More Loan Modification Help On The Way

Again, at least we hope so.  This sounds just like the Hope for Homeowners loan which was supposed to help over 400,000 borrowers and the last figure I heard is that it helped 357 people.  The Obama Administration is supposed to announce something on it today.

“Like the broader Obama program, the FHA plan seeks to reduce mortgage-related payments to 31% of monthly income. But it gets there in a different way, by focusing on changes in the principal amount rather than the interest rate.”

http://online.wsj.com/article/SB124891434984092191.html 

How Did Some Borrowers Get Underwater On Their Mortgage?

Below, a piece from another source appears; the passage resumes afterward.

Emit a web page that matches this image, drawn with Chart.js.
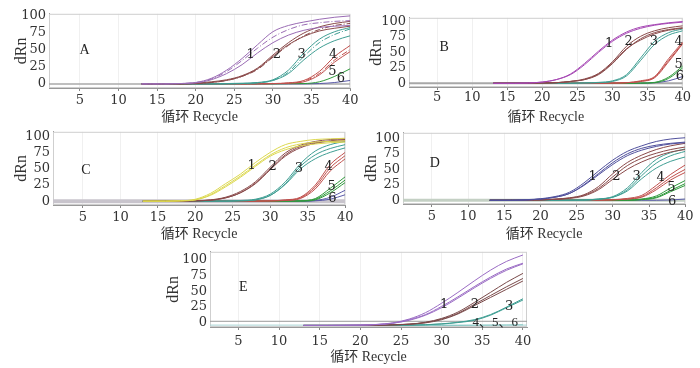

They refinanced their home, took cash out, and are now singing the blues.  If you took out $100,000 and are now upside down you would think they still have some of that money, right?  Wrong again, they spent it.  It’s different if you put it back into your home and are just not getting the value for your improvements out of it because everything that is selling is a foreclosure or short sale.  Well, at least here in South Florida that is the case.  Bottom line, many homes were used as ATM’s. 

“Why are so many homeowners underwater on their mortgages?

In crafting programs to prevent foreclosures, policymakers have assumed that the primary reason homeowners owe more on their home than it is worth is that they bought at the top of the market. In other words, they’ve lost equity primarily through forces beyond their control.

A new study challenges this premise and finds that excessive borrowing may have played as great a role.”

http://blogs.wsj.com/developments/2009/07/28/study-finds-underwater-borrowers-drowned-themselves-with-refinancings/ 

Loan Modifications To Pick Up?

That is what is being reported and not to be a pessimist but I know I won’t believe it until I see it.  Especially when this article is posted the same day the article about banks preferring foreclosures came out.

“Loan servicers will “significantly” increase the pace of mortgage modifications under the Obama foreclosure prevention program, the Treasury Department said Tuesday.”

http://money.cnn.com/2009/07/28/news/economy/Obama_loan_modification/index.htm?section=money_realestate 

Homes Prices Stabilizing

This is great news and will hopefully instill even more confidence in the housing market.

“Home prices in May posted their first monthly increase since the summer of 2006, indicating prices are finally stabilizing, data Tuesday showed.

The Standard & Poor’s /Case-Shiller home price index of 20 major cities rose 0.5 percent from April, but was still 17.1 percent below May a year ago. Thirteen cities showed monthly increases with the best results in Cleveland, Dallas and Boston.”

http://www.msnbc.msn.com/id/32184856/ns/business-real_estate/ 

Do Banks Prefer Foreclosure?

Apparently they do and I don’t just say that because of the article below.  This has been very apparent by their actions throughout this housing crisis.  I understand why the article states this but banks lack common sense and I could go on for days as to why I say this.  The part that they leave out is that 60% or so of the modified loans end up in default again because the modified payment is higher.  See, that makes no sense. 

“Policymakers often say it’s a good deal for lenders to cut borrowers a break on mortgage payments to keep them in their homes. But, according to researchers and industry experts, foreclosing can be more profitable.”

http://www.msnbc.msn.com/id/32181495/ns/business-washington_post/ 

South Florida Real Estate Bottom?

The article below talks about a couple that moved to Atlanta to retire.  They were going to rent but due to low prices decided to buy.  This is an interesting part of the article and although it mentions California it also holds true to Florida.  No one can predict it for sure but if you look at the bidding wars going on in South Florida it seems as though it could be right.

 

“On average, U.S. home prices are projected to fall through the end of 2010. But that may not hold true for the market where you want to buy your retirement home. Some places that were hit hard early in the bust, like parts of California, are likely to recover sooner, according to forecasters Moody’s Economy.com.”